Q19. Is there a distinction between the training time and working time for the period spent at workplace, as per regulation?
Yes, the legal framework makes this distinction
No, the legal framework makes no distinction
Q20. What is the form of alternation of training between workplace (company) and school?
Every week includes both venues
One or more weeks (less than 1 month) spent at school followed by one or more weeks at workplace
One or more months (less than 1 year) spent at school followed by one or more months at workplace
A longer period (1-2 years) spent at school followed by a longer period spent training at workplace
Various – depends on agreements between the school and the company
Upper secondary schools are responsible for finding apprenticeship placements in companies and deciding on how to organise, plan and follow up on the implementation of the apprenticeship. That said, learning may be organised flexibly in a variety of ways according to the needs of the various parties.
One school may have so called ‘apprenticeship classes’ where learners are enrolled in different vocational programmes and meet at school for common lessons in the foundations of subjects.
Another school may have just a few learners within a vocational programme pursuing the apprenticeship pathway.
Whereas many will start their workplace-based learning during the first year at upper secondary school, others will start in their second or third year.
This is due to that Sweden has a very decentralized school system where the national agency of education determines (together with the social partners) what should be taught, and all how and where is up to the school to decide.The schools decide if a vocational programme should be provided as apprenticeship education and when the apprenticeship starts. The learner chooses between the pathways offered.
Q21. What is the basis for the training offered?
The scheme is implemented via a specific apprenticeship programme
The scheme is implemented on the basis of the school-based VET programme
The scheme is implemented based on the VET standards (valid generally for all VET schemes)
Apprenticeship within the formal education system is an alternative pathway to study a vocational programme at upper secondary school (the other being the school-based pathway).
The two pathways share the same subjects and result in the same qualifications.
Governance and regulations are, with a few exceptions, the same irrespective of whether the vocational programme is school-based or an apprenticeship.
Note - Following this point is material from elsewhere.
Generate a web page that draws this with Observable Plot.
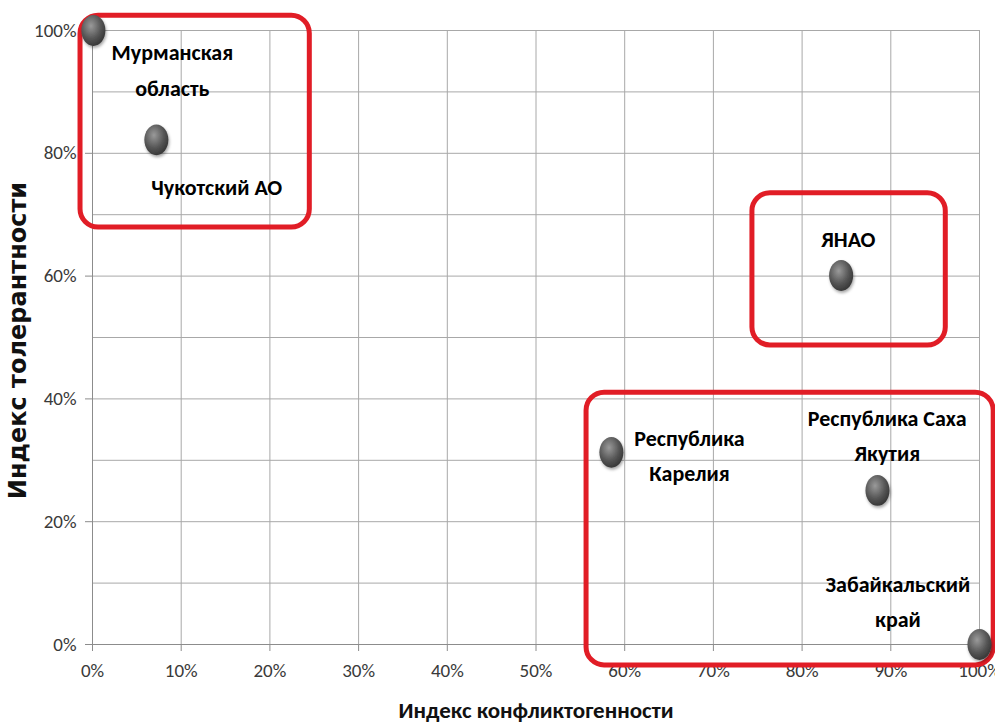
<!DOCTYPE html>
<html><head><meta charset="utf-8">
<script src="https://cdn.jsdelivr.net/npm/d3@7"></script>
<script src="https://cdn.jsdelivr.net/npm/@observablehq/plot@0.6"></script>
<style>body{margin:0;background:#fff}</style>
</head><body><div id="chart"></div>
<script>
// Data (percent)
const regions = ["Мурманская область", "Чукотский АО", "ЯНАО", "Республика Карелия", "Республика Саха Якутия", "Забайкальский край"];
const conflict = [0.1, 7.2, 84.4, 58.5, 88.5, 100];
const tolerance = [100, 82.2, 60.1, 31.3, 25.1, 0];
const labelText = ["Мурманская\nобласть", "Чукотский АО", "ЯНАО", "Республика\nКарелия", "Республика Саха\nЯкутия", "Забайкальский\nкрай"];
const labelX = [9.0, 14.0, 85.2, 67.3, 89.6, 90.8];
const labelY = [94.1, 75.0, 66.5, 31.3, 34.6, 7.6];
// Group frames (percent)
const groupX1 = [-1.35, 74.4, 55.7];
const groupX2 = [24.5, 96.2, 101.6];
const groupY1 = [67.9, 48.7, -3.4];
const groupY2 = [102.4, 73.5, 41.0];
const xTicks = [0, 10, 20, 30, 40, 50, 60, 70, 80, 90, 100];
const yTicks = [0, 20, 40, 60, 80, 100];
const yGrid = [0, 10, 20, 30, 40, 50, 60, 70, 80, 90, 100];
const xTitle = "Индекс конфликтогенности";
const yTitle = "Индекс толерантности";

const points = regions.map((r, i) => ({region: r, x: conflict[i], y: tolerance[i]}));
const labels = labelText.map((t, i) => ({text: t, x: labelX[i], y: labelY[i]}));
const groups = groupX1.map((d, i) => ({x1: groupX1[i], x2: groupX2[i], y1: groupY1[i], y2: groupY2[i]}));

const ellipse = {
  draw(ctx, size) {
    const r = Math.sqrt(size / Math.PI);
    const a = r * 0.86, b = r * 1.1, k = 0.5523;
    ctx.moveTo(a, 0);
    ctx.bezierCurveTo(a, k * b, k * a, b, 0, b);
    ctx.bezierCurveTo(-k * a, b, -a, k * b, -a, 0);
    ctx.bezierCurveTo(-a, -k * b, -k * a, -b, 0, -b);
    ctx.bezierCurveTo(k * a, -b, a, -k * b, a, 0);
    ctx.closePath();
  }
};

const pct = d => d + "%";
const tickFont = "Carlito, 'Liberation Sans Narrow', 'Open Sans', sans-serif";
const boldFont = "Carlito, 'Liberation Sans Narrow', 'DejaVu Sans Condensed', sans-serif";

const chart = Plot.plot({
  width: 995,
  height: 728,
  marginLeft: 92,
  marginRight: 16,
  marginTop: 30,
  marginBottom: 84,
  style: {fontFamily: tickFont, background: "#fff"},
  x: {domain: [0, 100]},
  y: {domain: [0, 100]},
  marks: [
    Plot.gridX(xTicks, {stroke: "#a8a8a8", strokeOpacity: 1}),
    Plot.gridY(yGrid, {stroke: "#a8a8a8", strokeOpacity: 1}),
    Plot.ruleX([0], {stroke: "#8c8c8c"}),
    Plot.ruleY([0], {stroke: "#8c8c8c"}),
    Plot.axisX(xTicks, {tickFormat: pct, tickSize: 7, tickPadding: 12, fontSize: 19, color: "#3a3a3a", stroke: "#8c8c8c", label: null}),
    Plot.axisY(yTicks, {tickFormat: pct, tickSize: 7, tickPadding: 9, fontSize: 19, color: "#3a3a3a", stroke: "#8c8c8c", label: null}),
    Plot.text([xTitle], {frameAnchor: "bottom", dy: 73, fontSize: 23, fontWeight: "bold", fontFamily: boldFont, fill: "#111"}),
    Plot.text([yTitle], {frameAnchor: "left", textAnchor: "middle", rotate: -90, dx: -74, dy: 3, fontSize: 24, fontWeight: "bold", fontFamily: "'DejaVu Sans', sans-serif", fill: "#111"}),
    Plot.rect(groups, {x1: "x1", x2: "x2", y1: "y1", y2: "y2", fill: "none", stroke: "#e11d26", strokeWidth: 5, rx: 18}),
    Plot.dot(points, {x: "x", y: "y", r: 14, symbol: ellipse, fill: "url(#ball)", stroke: "none"}),
    Plot.text(labels, {x: "x", y: "y", text: "text", fontSize: 22, lineHeight: 1.6, fontWeight: "bold", fontFamily: boldFont, fill: "#000", lineAnchor: "middle"})
  ]
});

const svg = d3.select(chart);
const defs = svg.insert("defs", ":first-child");
const g = defs.append("radialGradient").attr("id", "ball").attr("cx", "40%").attr("cy", "35%").attr("r", "70%");
g.append("stop").attr("offset", "0%").attr("stop-color", "#9a9a9a");
g.append("stop").attr("offset", "60%").attr("stop-color", "#555");
g.append("stop").attr("offset", "100%").attr("stop-color", "#333");
const f = defs.append("filter").attr("id", "shadow").attr("x", "-50%").attr("y", "-50%").attr("width", "200%").attr("height", "200%");
f.append("feDropShadow").attr("dx", 1).attr("dy", 2).attr("stdDeviation", 1.5).attr("flood-color", "#000").attr("flood-opacity", 0.35);
svg.selectAll("g[aria-label=dot] path").style("filter", "url(#shadow)");

document.getElementById("chart").appendChild(chart);
</script>
</body></html>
Regulations steering apprenticeships were introduced in the Education Act and in the Upper Secondary School Ordinance following the reform in 2011 (Regulations and general guidelines on study and vocational guidance (SKOLFS 2013:180). Steering documents in the form of curricula, diploma goals and syllabuses are drawn up by the Swedish government and by the National Agency for Education.
The main difference between these two pathways is the proportion of workplace-based learning. For the school-based pathway, at least 15 weeks of the entire programme should be provided as workplace-based learning. For the apprenticeship education, more than half of the programme should be provided at the workplace, from the moment a learner choses this pathway (possible to do in the first, second or third year of the programme). In other words, if more than half the learning takes place at a workplace, it is referred to as upper secondary apprenticeship education (lärlingsutbildning).
Q22. Is the company hosting apprentices required by regulation to follow a training plan at the workplace?
Yes, the training plan is based on the national/sectoral requirements for the in-company training
Yes, the training plan is agreed at the level of school and company
No, is not required formally
Q23. What are the requirements on companies to provide placements, as per regulation?
Have to provide a suitable learning environment
Have to provide a mentor / tutor / trainer
Companies have to sign training contracts with each apprentice. The training contract should specify the content and scope of the workplace-based learning (See Q28).
The apprentice must also be appointed a supervisor/trainer, who must have ‘the necessary skills and experience’ for the task and who is considered ‘generally suitable’.
Q24. What are the formal requirements regarding workplace trainers/mentors/tutors? What is their profile?
The apprentice must be appointed a supervisor/trainer, who must have ‘the necessary skills and experience’ for the task and who is considered ‘generally suitable’.
There is an increased focus on the supervisor’s important role in delivering high quality workplace-based learning.
The National Agency for Education for Education has therefore developed a web-based course for the supervisors of apprentices at workplace.
The course consists of four introductory general modules and a supplementary module.
The introductory modules review e.g. receiving and introducing the apprentice, responsibilities of different parties, upper secondary VET in general, pedagogical methods, and monitoring and feedback practices.
The supplementary module delves deeper into supporting and stimulating the apprentice and planning the work.
The introductory modules are estimated to require two days and the supplementary module one day to complete.
The course is not compulsory, but in order for the employer to receive the extra state subsidy, the supervisor must have completed this course or an equivalent training.